NVidia multithreading problems

I’m currently researching into methods using multiple GPUs in one system. I now have a setup of 2 Quadro FX 1700 cards in a dual-core machine. Using NV_gpu_affinity I am able to setup two rendering threads, each rendering on a separate GPU.

I’m making heavy use of occlusion queries, with up to 512 queries in-flight at the same time. Unfortunately, after some seconds, the driver either crashes or lockes up in glGetQueryObjectivARB(query, GL_QUERY_RESULT_ARB, &result). Without the occlusion queries, the program works as expected.
The lockup happens regardless of the “Threaded Optimization” setting in the driver settings.

A second phenomenon I experience is, that the whole thing slows down much more than to be expected. I was expecting that with two GPUs and two views, it would run slightly slower that just one view on one GPU. But I experience much worse performance. A first profiling told me, that very much time is spend on nvoglnt.dll (24%), ntoskrnl.dll(17%) and ntdll.dll(11%). Only 6% is spend in my own code. Especially ntoskrnl.dll and ntdll.dll seem to point out that there’s much thread-synching going on…
But my rendering threads do no locking/synching while rendering, so I assume, its somewhere inside the driver :-/

Has anyone made similar experiences? How to harness the full power of two separate GPUs rendering in two separate threads?

thanks in advance!

I suspect this is a driver issue - have you talked to nVidia about this?

One thing to try (if possible) is to use multiple processes. I’ve heard that this can be faster in certains codes.

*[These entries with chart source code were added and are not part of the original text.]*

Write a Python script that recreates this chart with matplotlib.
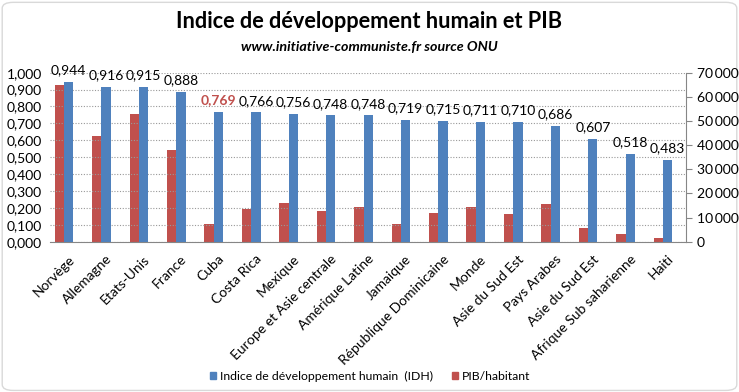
import matplotlib.pyplot as plt
import matplotlib.ticker as mticker
import matplotlib.transforms as mtransforms
from matplotlib.patches import Patch, FancyBboxPatch
import numpy as np

plt.rcParams['font.family'] = ['Lato', 'DejaVu Sans']

pays = ['Norvège', 'Allemagne', 'Etats-Unis', 'France', 'Cuba', 'Costa Rica',
        'Mexique', 'Europe et Asie centrale', 'Amérique Latine', 'Jamaique',
        'République Dominicaine', 'Monde', 'Asie du Sud Est', 'Pays Arabes',
        'Asie du Sud Est', 'Afrique Sub saharienne', 'Haiti']
idh = [0.944, 0.916, 0.915, 0.888, 0.769, 0.766, 0.756, 0.748, 0.748, 0.719,
       0.715, 0.711, 0.710, 0.686, 0.607, 0.518, 0.483]
pib = [64800, 43800, 52900, 38000, 7300, 13500, 16000, 12700, 14500, 7300,
       11900, 14500, 11500, 15600, 5500, 3300, 1650]

bleu = '#4F81BD'
rouge = '#C0504D'
gris = '#868686'

W, H = 739, 392
fig = plt.figure(figsize=(W / 100, H / 100), dpi=100)

# cadre arrondi du graphique
fig.patches.append(FancyBboxPatch((0.003, 0.004), 0.994, 0.99, boxstyle='round,pad=0,rounding_size=0.015',
                                  transform=fig.transFigure, fc='white', ec='#d9d9d9', lw=1, zorder=-10))

ax = fig.add_axes([50 / W, 150.3 / H, 636 / W, 169 / H])
ax2 = ax.twinx()

x = np.arange(len(pays))
bw = 0.25
ax.bar(x + bw / 2, idh, bw, color=bleu, zorder=3)
ax2.bar(x - bw / 2, pib, bw, color=rouge, zorder=3)

ax.set_xlim(-0.374, len(pays) - 1 + 0.614)
ax.set_ylim(0, 1)
ax2.set_ylim(0, 70000)
ax.set_yticks(np.arange(0, 1.01, 0.1))
ax2.set_yticks(np.arange(0, 70001, 10000))
ax.yaxis.set_major_formatter(mticker.FuncFormatter(lambda v, p: ('%.3f' % v).replace('.', ',')))
ax2.yaxis.set_major_formatter(mticker.FuncFormatter(
    lambda v, p: '{:,.0f}'.format(v).replace(',', '\u2009')))

ax.grid(axis='y', linestyle=(0, (1, 1.5)), color='#999999', lw=0.8, zorder=0)
ax.set_axisbelow(True)

for a in (ax, ax2):
    for s in ('top', 'left'):
        a.spines[s].set_visible(False)
ax.spines['right'].set_visible(False)
ax2.spines['bottom'].set_visible(False)
ax2.spines['right'].set_color(gris)
ax.spines['bottom'].set_color(gris)

ax.tick_params(axis='y', length=0, labelsize=10, pad=6)
ax2.tick_params(axis='y', length=4, color=gris, labelsize=10, pad=4)
ax.tick_params(axis='x', length=0, pad=8)
ax.set_xticks(x)
ax.set_xticklabels(pays, rotation=45, ha='right', va='top', rotation_mode='anchor', fontsize=10)
decal = mtransforms.ScaledTranslation(4 / 100, 0, fig.dpi_scale_trans)
for lab in ax.get_xticklabels():
    lab.set_transform(lab.get_transform() + decal)

ax.set_zorder(ax2.get_zorder() + 1)
ax.patch.set_visible(False)

for i, v in enumerate(idh):
    cuba = pays[i] == 'Cuba'
    ax.annotate(('%.3f' % v).replace('.', ','), (x[i] + bw / 2, v), xytext=(0, 4),
                textcoords='offset points', ha='center', va='bottom', fontsize=10,
                color=rouge if cuba else 'black', fontweight='bold' if cuba else 'normal')

fig.text(0.5, 1 - 22 / H, 'Indice de développement humain et PIB', ha='center', va='center',
         fontsize=15.7, fontweight='bold')
fig.text(0.5, 1 - 47 / H, 'www.initiative-communiste.fr source ONU', ha='center', va='center',
         fontsize=10.3, fontweight='bold', style='italic')

handles = [Patch(color=bleu), Patch(color=rouge)]
fig.legend(handles, ['Indice de développement humain  (IDH)', 'PIB/habitant'], loc='center',
           bbox_to_anchor=(370 / W, 16 / H), ncol=2, frameon=False, fontsize=8.8,
           handlelength=0.5, handleheight=0.5, handletextpad=0.3, columnspacing=1.6)

fig.savefig('out.png', dpi=100)
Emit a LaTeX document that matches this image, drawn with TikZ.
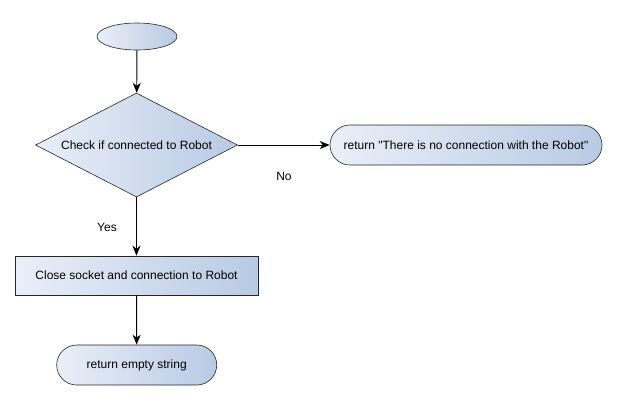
\documentclass[tikz,border=0pt]{standalone}
\usepackage{fontspec}
\setmainfont{Liberation Sans}
\usetikzlibrary{shapes.geometric,arrows.meta}
\begin{document}
\begin{tikzpicture}[x=1pt,y=-1pt,
  font=\fontsize{12}{14}\selectfont,
  gradfill/.style={draw=black!85,line width=0.6pt,left color={rgb,255:red,234;green,239;blue,248},right color={rgb,255:red,184;green,202;blue,228}},
  arr/.style={-{Stealth[length=10pt,width=8pt,inset=3pt]},line width=0.9pt},
  term/.style={gradfill,rounded corners=20pt,minimum height=40pt,inner sep=0pt}
]
\useasboundingbox (0,0) rectangle (617,400);
\node[gradfill,ellipse,minimum width=80pt,minimum height=27pt,inner sep=0pt] (start) at (137,36.5) {};
\node[gradfill,diamond,minimum width=202pt,minimum height=104pt,inner sep=0pt,aspect=1.94] (check) at (136.5,145) {};
\node at (136.5,145) {Check if connected to Robot};
\node[term,minimum width=272pt] (noconn) at (466,145) {return \textquotedbl There is no connection with the Robot\textquotedbl};
\node[gradfill,rectangle,minimum width=243pt,minimum height=39pt,inner sep=0pt] (close) at (136.5,275.5) {Close socket and connection to Robot};
\node[term,minimum width=160pt] (ret) at (136.7,365) {return empty string};
\node (no) at (284,176) {No};
\node (yes) at (107,227) {Yes};
\draw[arr] (start) -- (check);
\draw[arr] (check.east) -- (noconn.west);
\draw[arr] (check.south) -- (close.north);
\draw[arr] (close) -- (ret);
\end{tikzpicture}
\end{document}
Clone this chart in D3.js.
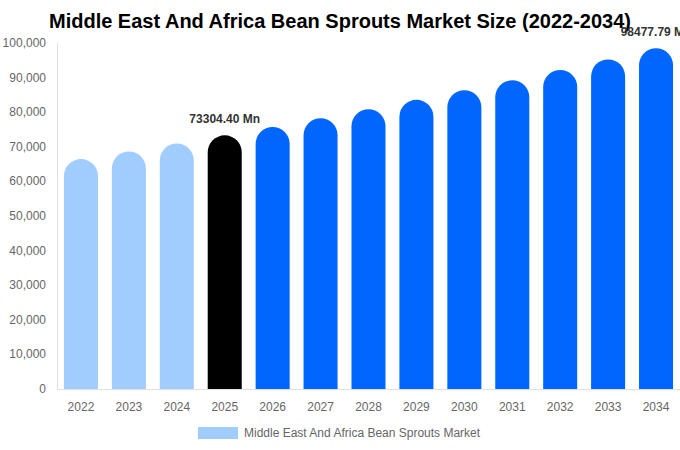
<!DOCTYPE html>
<html>
<head>
<meta charset="utf-8">
<script src="https://cdn.jsdelivr.net/npm/d3@7"></script>
<style>
  body { margin: 0; background: #fff; }
  text { font-family: "Liberation Sans", Arial, sans-serif; }
</style>
</head>
<body>
<script>
// chart data
var years = ["2022","2023","2024","2025","2026","2027","2028","2029","2030","2031","2032","2033","2034"];
var values = [66440, 68650, 70940, 73304.40, 75750, 78270, 80870, 83570, 86350, 89220, 92200, 95270, 98477.79];
var yTicks = [0, 10000, 20000, 30000, 40000, 50000, 60000, 70000, 80000, 90000, 100000];
var labelled = {"2025": "73304.40 Mn", "2034": "98477.79 Mn"};

var w = 680, h = 450;

var svg = d3.select("body").append("svg")
    .attr("width", w)
    .attr("height", h);

var x = d3.scaleBand()
    .domain(years)
    .range([57, 680])
    .paddingInner(0.29)
    .paddingOuter(0.145);

var y = d3.scaleLinear()
    .domain([0, 100000])
    .range([389, 43]);

function color(yr) {
  if (+yr < 2025) return "#a0cdfe";
  if (+yr == 2025) return "#000000";
  return "#0066fe";
}

// title
svg.append("text")
    .attr("x", 340)
    .attr("y", 28)
    .attr("text-anchor", "middle")
    .style("font-size", "20px")
    .style("font-weight", "bold")
    .style("fill", "#000")
    .text("Middle East And Africa Bean Sprouts Market Size (2022-2034)");

// y axis labels
svg.selectAll(".ytick")
    .data(yTicks)
  .enter().append("text")
    .attr("class", "ytick")
    .attr("x", 46)
    .attr("y", function(d) { return y(d) + 4; })
    .attr("text-anchor", "end")
    .style("font-size", "12px")
    .style("fill", "#666")
    .text(d3.format(","));

// axis lines
svg.append("line")
    .attr("x1", 57.5).attr("x2", 57.5)
    .attr("y1", y(100000)).attr("y2", y(0))
    .style("stroke", "#e0e0e0");
svg.append("line")
    .attr("x1", 57).attr("x2", 680)
    .attr("y1", y(0) + 0.5).attr("y2", y(0) + 0.5)
    .style("stroke", "#e0e0e0");

// bars with rounded tops
function barPath(d, i) {
  var x0 = x(years[i]), bw = x.bandwidth(), r = bw / 2;
  var top = y(d), bot = y(0);
  return "M" + x0 + "," + bot +
    "V" + (top + r) +
    "A" + r + "," + r + " 0 0 1 " + (x0 + bw) + "," + (top + r) +
    "V" + bot + "Z";
}

svg.selectAll(".bar")
    .data(values)
  .enter().append("path")
    .attr("class", "bar")
    .attr("d", barPath)
    .style("fill", function(d, i) { return color(years[i]); });

// value labels
svg.selectAll(".vlabel")
    .data(years.filter(function(yr) { return labelled[yr]; }))
  .enter().append("text")
    .attr("class", "vlabel")
    .attr("x", function(yr) { return x(yr) + x.bandwidth() / 2; })
    .attr("y", function(yr) { return y(values[years.indexOf(yr)]) - 12; })
    .attr("text-anchor", "middle")
    .style("font-size", "12px")
    .style("font-weight", "bold")
    .style("fill", "#333")
    .text(function(yr) { return labelled[yr]; });

// x labels
svg.selectAll(".xtick")
    .data(years)
  .enter().append("text")
    .attr("class", "xtick")
    .attr("x", function(d) { return x(d) + x.bandwidth() / 2; })
    .attr("y", 411)
    .attr("text-anchor", "middle")
    .style("font-size", "12px")
    .style("fill", "#666")
    .text(function(d) { return d; });

// legend
svg.append("rect")
    .attr("x", 198).attr("y", 427)
    .attr("width", 40).attr("height", 12)
    .style("fill", "#a0cdfe");
svg.append("text")
    .attr("x", 244).attr("y", 437)
    .style("font-size", "12px")
    .style("fill", "#666")
    .text("Middle East And Africa Bean Sprouts Market");
</script>
</body>
</html>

I’ve tried something similar, with 3 GTX 260s running in parallel under Linux, and found that performance does not scale as you’d expect. Each GPU was controlled from a separate thread with no resource sharing between contexts. The best I could do was a properly placed sleep or glFinish that would give back most of the expected performance, but not all of it (glFinish is a bit heavy-handed).

There was a memory leak with occlusion queries in nvidia drivers, it may not be fixed in released drivers yet. Try checking the query status with GL_QUERY_RESULT_AVAILABLE_ARB after issuing it, as a possible workaround.

Instead of of heavy handed glFinish(), maybe glFlush() can help ?

skynet, can you provide me with a repro case (Source code preferrable). We’ll take a look.


(with my NVIDIA hat on)

I forgot to mention that I’m using the “Quadro Release 178” 178.46 drivers on WinXP64.

Some new findings:

  1. the occlusion-query lockup also appears on a single-gpu setup (no NV_gpu_affinity involved) where two threads (two separate contexts) render on one GPU at the same time.

  2. NV_gpu_affinity only enumerates both GPUs, if the driver settings are set to “Multi-Display-Performance-Mode”. In all other modes, just one GPU is found. Why is that?

  3. I have created a double-buffered window, took its Pixelformat-ID (GetPixelFormat()) and created an affinity-DC with this pixelformat. Now glGetIntegerv(GL_DOUBLEBUFFER) returns ‘1’, even when this affinity-DC is made current (which itself has no window-provided framebuffer!). As soon as I call wglSwapLayerBuffers() or SwapBuffers() on the affinity-DC, the application crashes inside the driver. This should not happen. I expect the call to get ignored or to return an error, but not a crash.

One thing to try (if possible) is to use multiple processes. I’ve heard that this can be faster in certains codes.

I prefer threads, because I need both render-threads to share resources in main memory.

Instead of of heavy handed glFinish(), maybe glFlush() can help ?

I do not understand how inserting one of these should improve performance or stability?